Like the last volume, I had to buy this one for my local library.  Hope they start keeping these, they are definitely worth having on the shelves.  Go pick it up, I give it 4 stars.

Wednesday, November 14, 2012

Those Across the River, by Christopher Buehlman

Those Across the River is a World Fantasy Award nominee this year, which is why I read it.  The pure horror genre does not usually appeal to me.  But, giving it a chance, this was a decent one.  The author has definitely read plenty of Stephen King--he has plenty of those single sentence, short, portentious paragraphs that mark King's work ("I never made it.").  Many authors use this device, so it's not a knock, but Buehlman definitely put it to work.  The setting is typical also, a sultry, sullen, Southern town dealing with devils of some sort.  I won't spoil it but it is pretty predictable.  The monsters have a long and distinguished history, not delved deeply here.  Our protagonist, a veteran of the Great War, is mostly there to suffer.  He tries to have feelings for the sad, pinched souls facing the menace but doesn't manage much.  In the end, even vengeance is too much feeling for him.  I did enjoy how it closed out, though.

This book is up against strong competition for the award, I don't think it will get it.  But it is probably a good one if you like the horror genre.  Two stars for me, three by reputation, I believe the author has promise.
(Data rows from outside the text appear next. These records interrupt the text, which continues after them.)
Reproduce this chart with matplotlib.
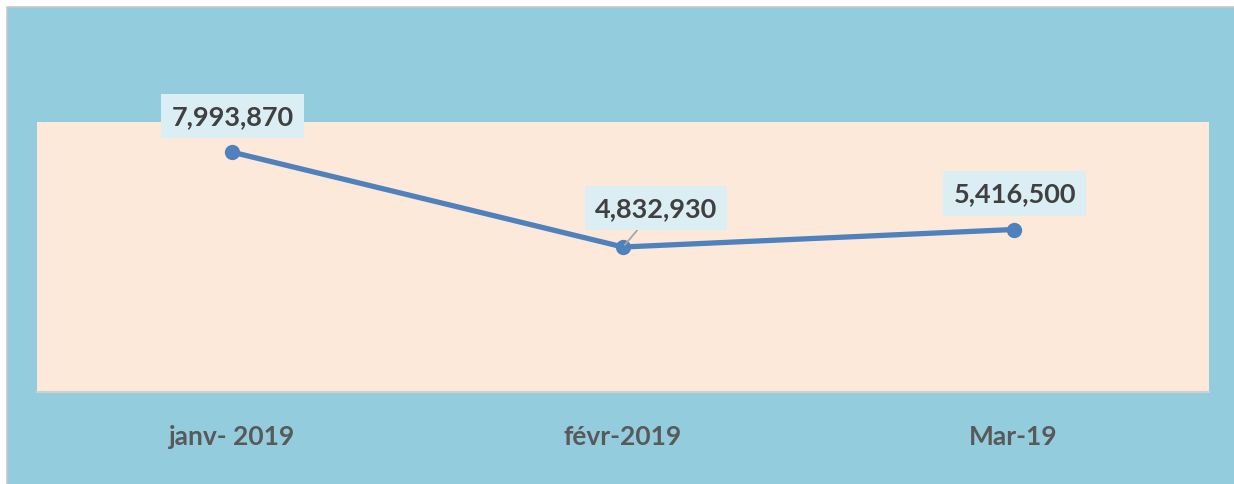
import matplotlib
matplotlib.use("Agg")
import matplotlib.pyplot as plt
from matplotlib.patches import Rectangle
from matplotlib.lines import Line2D

months = ["janv- 2019", "févr-2019", "Mar-19"]
values = [7993870, 4832930, 5416500]
label_offsets = [(0, 36), (33, 39), (1, 36)]   # pixels, label centre relative to point

OUTER = "#93CDDD"
PLOT_BG = "#FDE9D9"
LINE = "#4F81BD"
LABEL_BG = "#DAEEF3"

plt.rcParams["font.family"] = ["Lato", "DejaVu Sans"]

W, H = 1234, 485
fig = plt.figure(figsize=(W / 100, H / 100), dpi=100, facecolor=OUTER)
# white margin on the top and left of the screenshot, with the grey chart border
left, top = 7 / W, 1 - 8 / H
fig.patches.append(Rectangle((0, top), 1, 1 - top, transform=fig.transFigure,
                             facecolor="white", edgecolor="none", zorder=-5))
fig.patches.append(Rectangle((0, 0), left, 1, transform=fig.transFigure,
                             facecolor="white", edgecolor="none", zorder=-5))
fig.lines.append(Line2D([left, left, 1], [0, top, top], transform=fig.transFigure,
                        color="#C8C8C8", lw=1.2, zorder=-4))

ax = fig.add_axes([37 / W, (H - 393) / H, 1172 / W, 270 / H])
ax.set_facecolor(PLOT_BG)
x = list(range(len(months)))
ax.plot(x, values, color=LINE, lw=3.8, marker="o", ms=10, solid_capstyle="round", zorder=3)
ax.set_xlim(-0.5, len(months) - 0.5)
ax.set_ylim(0, 9_000_000)
ax.set_yticks([])
ax.set_xticks(x, labels=months, fontsize=19, fontweight="bold", color="#595959")
ax.tick_params(axis="x", length=0, pad=23)
for s in ["top", "left", "right"]:
    ax.spines[s].set_visible(False)
ax.spines["bottom"].set_color("#D0D0D0")
ax.spines["bottom"].set_linewidth(1.5)

for i, (v, off) in enumerate(zip(values, label_offsets)):
    arrow = None
    if i == 1:
        arrow = dict(arrowstyle="-", color="#A6A6A6", lw=1.3, shrinkA=0, shrinkB=2)
    ax.annotate(f"{v:,}", (i, v), xytext=off, textcoords="offset pixels",
                ha="center", va="center", fontsize=19.5, fontweight="bold", color="#404040",
                bbox=dict(boxstyle="square,pad=0.38", fc=LABEL_BG, ec="none"),
                arrowprops=arrow, zorder=4)

fig.savefig("out.png", dpi=100, facecolor=OUTER)
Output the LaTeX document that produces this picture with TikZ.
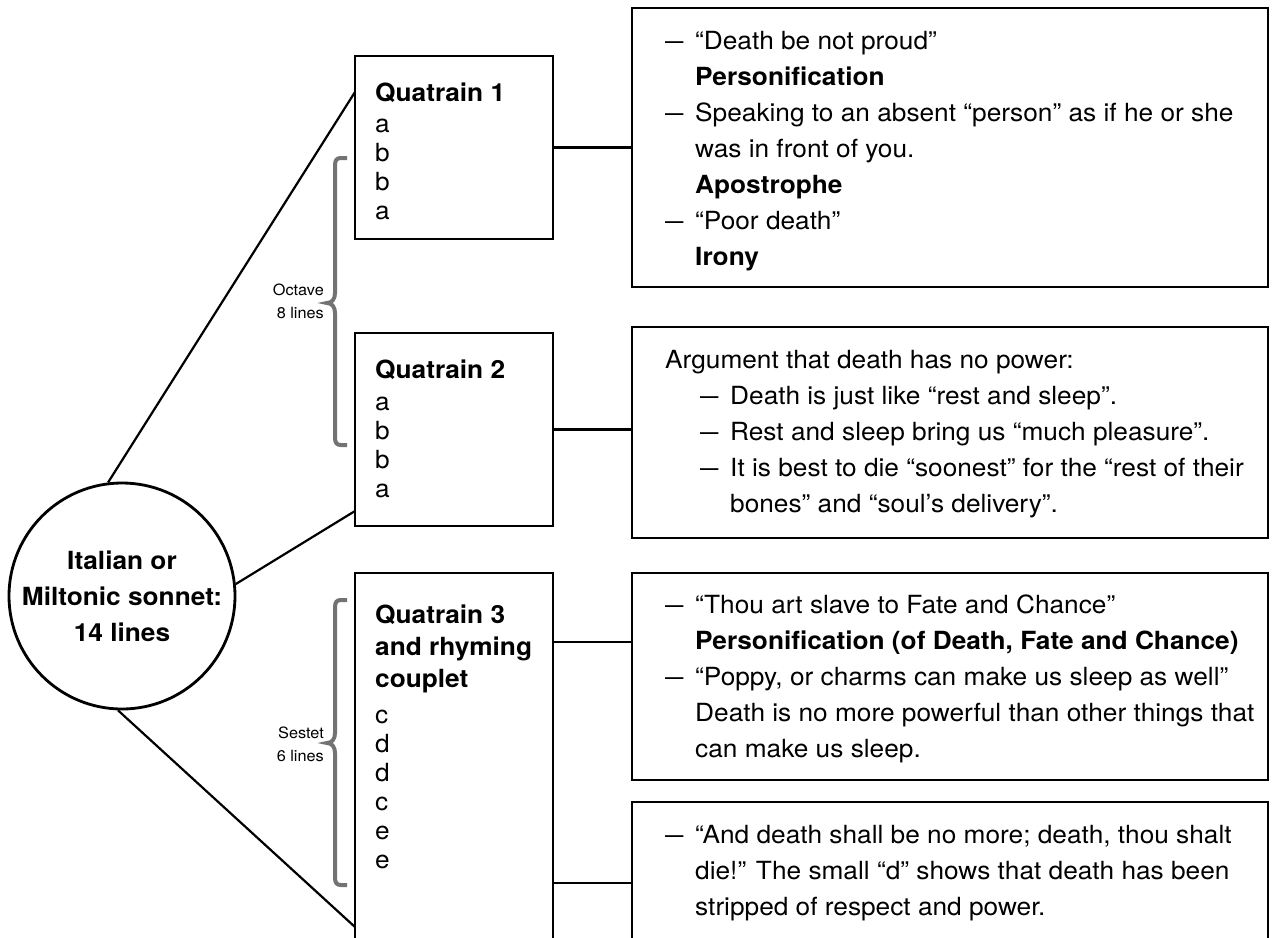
\documentclass[tikz,border=0pt]{standalone}
\usepackage{graphicx}
\usepackage{fontspec}
\setmainfont{TeX Gyre Heros}[FakeStretch=1.05]
\newcommand{\mydash}{\makebox[30pt][l]{\scalebox{0.7}[1]{—}}}
\newcommand{\myind}{\hspace*{30pt}}
\begin{document}
\begin{tikzpicture}[x=1pt,y=-1pt,
  box/.style={draw, line width=2.8pt, rectangle, inner sep=0pt},
  link/.style={line width=2.2pt},
  body/.style={anchor=north west, inner sep=0pt, align=left, font=\fontsize{25}{36}\selectfont},
  qtext/.style={anchor=north west, inner sep=0pt, align=left, font=\fontsize{25}{29}\selectfont},
  lab/.style={anchor=east, inner sep=0pt, align=right, font=\fontsize{15.5}{23}\selectfont},
  brc/.style={line width=4pt, draw=black!55, line cap=butt}]
\useasboundingbox (0,0) rectangle (1279,937);
\clip (0,0) rectangle (1279,937);

% quatrain boxes
\node[box, minimum width=198pt, minimum height=183pt] (q1) at (454,147.5) {};
\node[box, minimum width=198pt, minimum height=193pt] (q2) at (454,429.5) {};
\node[box, minimum width=198pt, minimum height=397pt] (q3) at (454,771.5) {};

% right boxes
\node[box, minimum width=636pt, minimum height=279pt] (r1) at (950,147.5) {};
\node[box, minimum width=636pt, minimum height=211pt] (r2) at (950,432.5) {};
\node[box, minimum width=636pt, minimum height=207pt] (r3) at (950,676.5) {};
\node[box, minimum width=636pt, minimum height=178pt] (r4) at (950,891) {};

% sonnet circle
\node[circle, draw, line width=2.8pt, minimum size=226pt, inner sep=0pt, align=center,
      font=\bfseries\fontsize{25}{36}\selectfont] (son) at (122,596) {Italian or\\Miltonic sonnet:\\14 lines};

% quatrain texts
\node[qtext] (t1) at (375,83) {\textbf{Quatrain 1}\\[2pt] a\\ b\\ b\\ a};
\node[qtext] (t2) at (375,360) {\textbf{Quatrain 2}\\[3pt] a\\ b\\ b\\ a};
\node[qtext] (t3) at (375,605) {\textbf{Quatrain 3}\\[3pt] \textbf{and rhyming}\\[3pt] \textbf{couplet}\\[7pt] c\\ d\\ d\\ c\\ e\\ e};

% right texts
\node[body] (b1) at (665,31) {\mydash“Death be not proud”\\
\myind\textbf{Personification}\\
\mydash Speaking to an absent “person” as if he or she\\
\myind was in front of you.\\
\myind\textbf{Apostrophe}\\
\mydash“Poor death”\\
\myind\textbf{Irony}};

\node[body] (b2) at (665,350) {Argument that death has no power:\\
\hspace*{35pt}\mydash Death is just like “rest and sleep”.\\
\hspace*{35pt}\mydash Rest and sleep bring us “much pleasure”.\\
\hspace*{35pt}\mydash It is best to die “soonest” for the “rest of their\\
\hspace*{35pt}\myind bones” and “soul’s delivery”.};

\node[body] (b3) at (665,595) {\mydash“Thou art slave to Fate and Chance”\\
\myind\textbf{Personification (of Death, Fate and Chance)}\\
\mydash“Poppy, or charms can make us sleep as well”\\
\myind Death is no more powerful than other things that\\
\myind can make us sleep.};

\node[body] (b4) at (665,825) {\mydash“And death shall be no more; death, thou shalt\\
\myind die!” The small “d” shows that death has been\\
\myind stripped of respect and power.};

% braces and labels
\draw[brc] (347,158) -- (341,158) .. controls (337,158) and (335,160) .. (335,165)
  -- (335,293) .. controls (335,299) and (332,303) .. (327,303)
  .. controls (332,303) and (335,307) .. (335,313)
  -- (335,438) .. controls (335,443) and (337,445) .. (341,445) -- (347,445);
\draw[brc] (347,600) -- (341,600) .. controls (337,600) and (335,602) .. (335,607)
  -- (335,733) .. controls (335,739) and (332,743) .. (327,743)
  .. controls (332,743) and (335,747) .. (335,753)
  -- (335,878) .. controls (335,883) and (337,885) .. (341,885) -- (347,885);
\node[lab] (oct) at (324,301) {Octave\\8 lines};
\node[lab] (ses) at (324,744) {Sestet\\6 lines};

% connectors from circle
\coordinate (q1in) at (355,92);
\coordinate (q2in) at (355,511);
\coordinate (q3in) at (355,927);
\draw[link] (son.97) -- (q1in);
\draw[link] (son.6) -- (q2in);
\draw[link] (son.-92) -- (q3in);

% connectors to right boxes
\draw[link] (q1.east) -- (q1.east -| r1.west);
\draw[link] (q2.east) -- (q2.east -| r2.west);
\coordinate (k3) at (553,642);
\draw[link] (k3) -- (k3 -| r3.west);
\coordinate (k4) at (553,883);
\draw[link] (k4) -- (k4 -| r4.west);
\end{tikzpicture}
\end{document}
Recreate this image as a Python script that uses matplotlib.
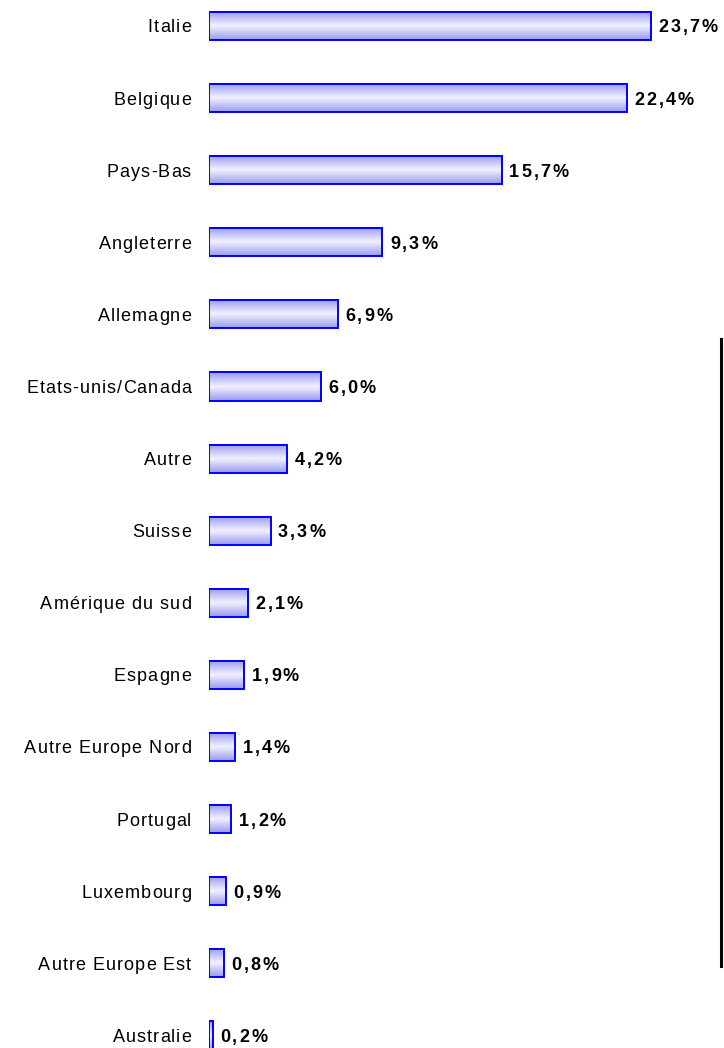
import numpy as np
import matplotlib.pyplot as plt
from matplotlib.lines import Line2D
from matplotlib.colors import LinearSegmentedColormap
from matplotlib.font_manager import FontProperties
from matplotlib.textpath import text_to_path

plt.rcParams['font.family'] = ['Liberation Sans', 'DejaVu Sans']

# data
countries = ['Italie', 'Belgique', 'Pays-Bas', 'Angleterre', 'Allemagne',
             'Etats-unis/Canada', 'Autre', 'Suisse', 'Amérique du sud', 'Espagne',
             'Autre Europe Nord', 'Portugal', 'Luxembourg', 'Autre Europe Est', 'Australie']
shares = [23.7, 22.4, 15.7, 9.3, 6.9, 6.0, 4.2, 3.3, 2.1, 1.9, 1.4, 1.2, 0.9, 0.8, 0.2]
value_labels = ['23,7%', '22,4%', '15,7%', '9,3%', '6,9%', '6,0%', '4,2%', '3,3%',
                '2,1%', '1,9%', '1,4%', '1,2%', '0,9%', '0,8%', '0,2%']

FS = 13
prop_reg = FontProperties(family='Liberation Sans', size=FS)
prop_bold = FontProperties(family='Liberation Sans', size=FS, weight='bold')


def tw(s, prop):
    # width in points
    return text_to_path.get_text_width_height_descent(s, prop, ismath=False)[0]


def spaced_text(ax, x, y, s, prop, gap_px, align='left'):
    # the original rendering has loose letter spacing: place chars one by one
    gap = gap_px * 0.72
    total = tw(s, prop) + gap * (len(s) - 1)
    x0 = -total if align == 'right' else 0.0
    for k, ch in enumerate(s):
        off = x0 + tw(s[:k], prop) + gap * k if k else x0
        ax.annotate(ch, xy=(x, y), xytext=(off, 0), textcoords='offset points',
                    ha='left', va='baseline', fontproperties=prop, color='black',
                    annotation_clip=False)


W, H = 724, 1048
fig = plt.figure(figsize=(W / 100, H / 100), dpi=100)
ax = fig.add_axes([209 / W, 0, 1 - 209 / W, 1])

xmax = (W - 209) / 18.65
ylim = ((H - 26) / 72.1, -26 / 72.1)
ax.set_xlim(0, xmax)
ax.set_ylim(*ylim)
ax.axis('off')

# vertical gradient: darker at edges, pale in the middle
cmap = LinearSegmentedColormap.from_list(
    'bar', [(0.6, 0.6, 0.94), (0.95, 0.95, 1.0), (0.6, 0.6, 0.94)])
grad = np.linspace(0, 1, 64).reshape(-1, 1)

bh = 0.39
dy = 0.09  # baseline below bar centre
for i, (c, v, lab) in enumerate(zip(countries, shares, value_labels)):
    ax.imshow(grad, cmap=cmap, aspect='auto', interpolation='bilinear',
              extent=(0, v, i + bh / 2, i - bh / 2), zorder=1)
    ax.add_patch(plt.Rectangle((0, i - bh / 2), v, bh, fill=False,
                               edgecolor='#0000ff', linewidth=1.4, zorder=2))
    spaced_text(ax, v + 0.4, i + dy, lab, prop_bold, 2.0, 'left')
    spaced_text(ax, -0.97, i + dy, c, prop_reg, 1.0, 'right')

ax.set_xlim(0, xmax)
ax.set_ylim(*ylim)

fig.add_artist(Line2D([721 / W, 721 / W], [1 - 339 / H, 1 - 966 / H],
                      color='black', linewidth=2.2, transform=fig.transFigure))

fig.savefig('out.png', dpi=100)
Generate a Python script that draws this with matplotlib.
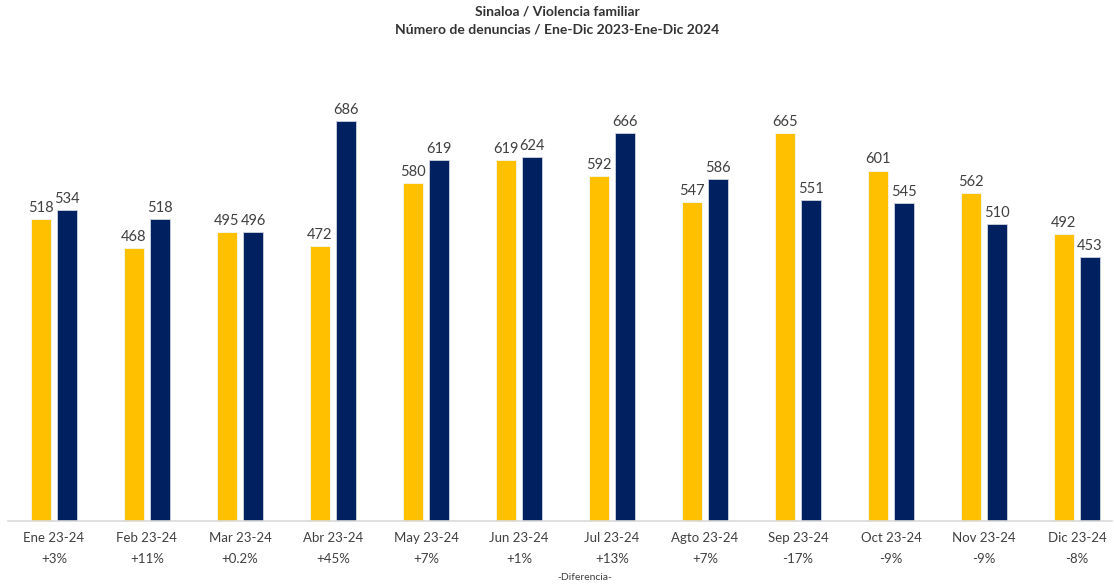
import numpy as np
import matplotlib
matplotlib.use("Agg")
import matplotlib.pyplot as plt
from matplotlib.transforms import blended_transform_factory

plt.rcParams['font.family'] = ['Lato', 'DejaVu Sans']

# Data
meses = ["Ene 23-24", "Feb 23-24", "Mar 23-24", "Abr 23-24", "May 23-24", "Jun 23-24",
         "Jul 23-24", "Agto 23-24", "Sep 23-24", "Oct 23-24", "Nov 23-24", "Dic 23-24"]
v2023 = [518, 468, 495, 472, 580, 619, 592, 547, 665, 601, 562, 492]
v2024 = [534, 518, 496, 686, 619, 624, 666, 586, 551, 545, 510, 453]
diferencia = ["+3%", "+11%", "+0.2%", "+45%", "+7%", "+1%",
              "+13%", "+7%", "-17%", "-9%", "-9%", "-8%"]

yellow = "#FFC000"
navy = "#002060"
txt = "#404040"

fig = plt.figure(figsize=(11.14, 5.87), dpi=100)
W, H = 1114, 587
left_px, right_px, base_px, top_px = 8, 1112, 521, 60
ax = fig.add_axes([left_px / W, (H - base_px) / H,
                   (right_px - left_px) / W, (base_px - top_px) / H])

x = np.arange(len(meses))
w = 0.215
off = 0.14
b1 = ax.bar(x - off, v2023, w, color=yellow, edgecolor="#f5f5f5", linewidth=0.6)
b2 = ax.bar(x + off, v2024, w, color=navy, edgecolor="#d0d4e0", linewidth=0.6)

for bars, vals in ((b1, v2023), (b2, v2024)):
    for r, v in zip(bars, vals):
        ax.annotate(str(v), (r.get_x() + r.get_width() / 2, v), xytext=(0, 3),
                    textcoords="offset points", ha="center", va="bottom",
                    fontsize=10.5, color=txt)

ax.set_xlim(-(54 - left_px) / 93, 11 + (right_px - 1077) / 93)
ax.set_ylim(0, (base_px - top_px) / 0.583)

for s in ("top", "right", "left"):
    ax.spines[s].set_visible(False)
ax.spines["bottom"].set_color("#d9d9d9")
ax.spines["bottom"].set_linewidth(1.2)
ax.set_yticks([])
ax.set_xticks(x)
ax.set_xticklabels(meses, fontsize=9.5, color=txt)
ax.tick_params(axis="x", length=0, pad=8)

trans = blended_transform_factory(ax.transData, fig.transFigure)
for i, d in enumerate(diferencia):
    ax.text(i, 1 - 559 / H, d, transform=trans, ha="center", va="center",
            fontsize=9.5, color=txt)

fig.text(585 / W, 1 - 578 / H, "-Diferencia-", ha="center", va="center",
         fontsize=7.5, color=txt)

fig.text(0.5, 1 - 11 / H, "Sinaloa / Violencia familiar", ha="center", va="center",
         fontsize=10, fontweight="bold", color="#333333")
fig.text(0.5, 1 - 30 / H, "Número de denuncias / Ene-Dic 2023-Ene-Dic 2024", ha="center",
         va="center", fontsize=10, fontweight="bold", color="#333333")

fig.savefig("out.png", dpi=100)
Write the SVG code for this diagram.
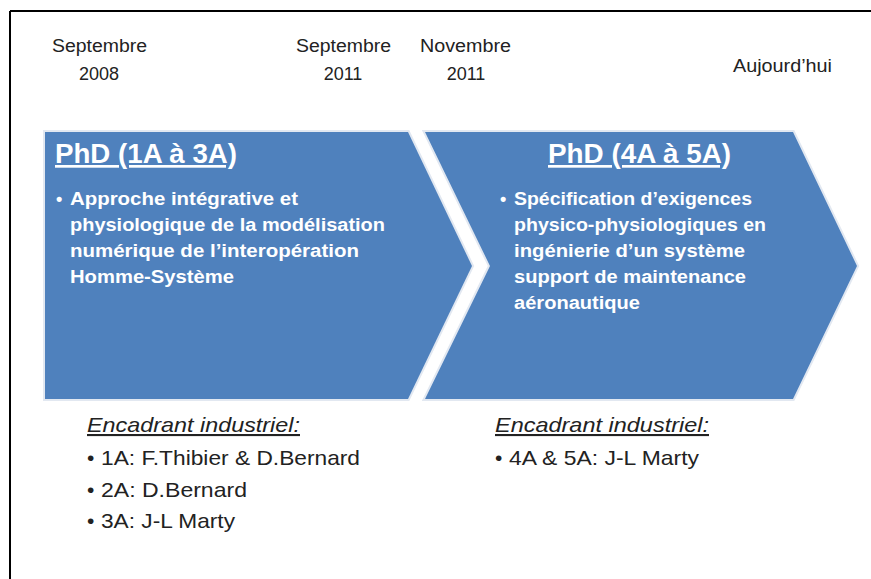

Saturday, November 10, 2012

The Kingdom of Gods, by N. K. Jemisin

The Kingdom of Gods is the third book in the Inheritance Trilogy, and a 2011 Nebula award nominee.  I had to buy this one, my library did not, but it was pretty cheap by then.  The third installment focuses on Sieh, first child of the Three and the most powerful godling.  He's kind of an irritating thing, remaining a child forever.  Except in this novel, where he is turned mortal and grows up.  This is accomplished by the Arameri twins Shahar and Dekarta, who form a bond of friendship with him.

There's a struggle to return Sieh to his godhood before he dies of old age, and a struggle against a godling of Vengeance who wants to join the Three, but this second plot is somewhat confusing and not fully developed.  It's all about Sieh and his developing love for mortals, his two friends in particular.  There's a tendency to dwell on the tender moments in the chaos, overdone in my opinion.   Sieh's not really likeable enough, in my book, to carry this off.  I kind of struggled through the middle of it, until toward the end the book gets back to the action and scale that made the first two installments memorable.  I am not sure why this installment got a nomination and the second one, The Broken Kingdoms, did not. The Broken Kingdoms was better, in my opinion.  Three stars for this one, but only just.  Read it to finish the story.  And if you do, go ahead and read the short story at the end, it is worthwhile.

I see that Jo Walton's Among Others got the nod for the Nebula (and the Hugo) this year.  I agree, at least in the case of the Nebula, it was the strongest entry, and such a paen to SF could hardly lose.